(193x) Multidrug-Resistant Escherichia coli: Measurement of Membrane Mechanical Properties, Nanoscale Adhesion, and Biofilm Formation | AIChE

(193x) Multidrug-Resistant Escherichia coli: Measurement of Membrane Mechanical Properties, Nanoscale Adhesion, and Biofilm Formation


Abu-Lail, N. I., Washington State University
A report from the United States’ Center for Disease Control and Prevention (CDC) in 2013 estimated that at least two million people get antibiotic-resistant infections yearly and more than 23,000 die because of such infections. Rapid detection of multidrug resistance (MDR) in bacteria is a clinical challenge and pose a serious task to effective clinical management and control of MDR-related infections. To combat resistance, fundamental understanding of how microbial cell morphology and surface properties (elasticity, charge, and adhesion) differ among bacterial strains with variable drug resistances and abilities to form biofilms in response to antibiotics is needed. Here, we employed atomic force microscope (AFM) to characterize cell morphology and surface properties of wild-type multidrug-resistant Escherichia coli (MDR-E.coli) strains with various biofilm capacities before and after exposure to ampicillin at different minimum inhibitory concentrations (MICs). Forces between the hydrophobic or hydrophilic AFM cantilever and at least 15-25 locations on the bacterial surface were quantified.
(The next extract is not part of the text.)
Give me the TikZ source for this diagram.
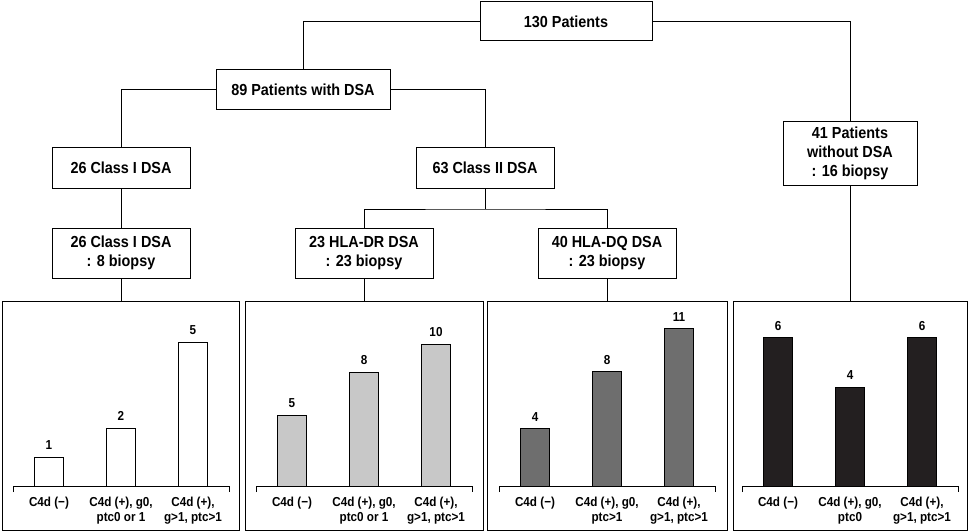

The MIC was determined using the broth dilution method.

Our results showed that individual E. coli strains with variable biofilm abilities responded differently to ampicillin as observed from morphological changes of their surfaces as well as quantified mechanical and adherence properties of their cells. For example, ampicillin at a MIC of 45 μg/ml and above the Clinical and Laboratory Standards Institute (CLSI) breakpoint concentration of susceptibility (8 μg/ml ) induced morphological changes to the weak and moderate biofilm former strains in forms of cellular elongation as well as surface roughness and membrane disorientation within 1-8 hours of exposure. On the contrary, no morphological changes were observed in strong biofilm or no biofilm former E. coli strains.The elongated cells recovered after some time and maintained their normal morphology thereafter. When quantified, Young’s moduli of elasticity of the moderate and the strong biofilm former E. colistrains were not changed from those of the untreated cells upon exposure to ampicillin at MIC of 50 μg/ml and 45 μg/ml, respectively. It is, therefore possible that ampicillin did not disrupt cell wall synthesis in these strains. However, ampicillin at MIC of 50 μg/ml significantly reduced the adhesion strength of the strong biofilm former strain while increased the adhesion force for the moderate biofilm former strain.

When all results are combined, weak biofilm former E. coli strains to elongate their cells and make their surfaces rougher to adapt to antibiotics. On the other hand, strong biofilm former strains rely on their biofilms to help them resist antibiotics more than on induced changes to their mechanical or morphological properties. This investigation provides a proof-of-concept that AFM can be used on the basis of detection of ampicillin resistance.

Keywords: AFM, multidrug-resistance, E. coli, surface properties, adhesion force and biofilm.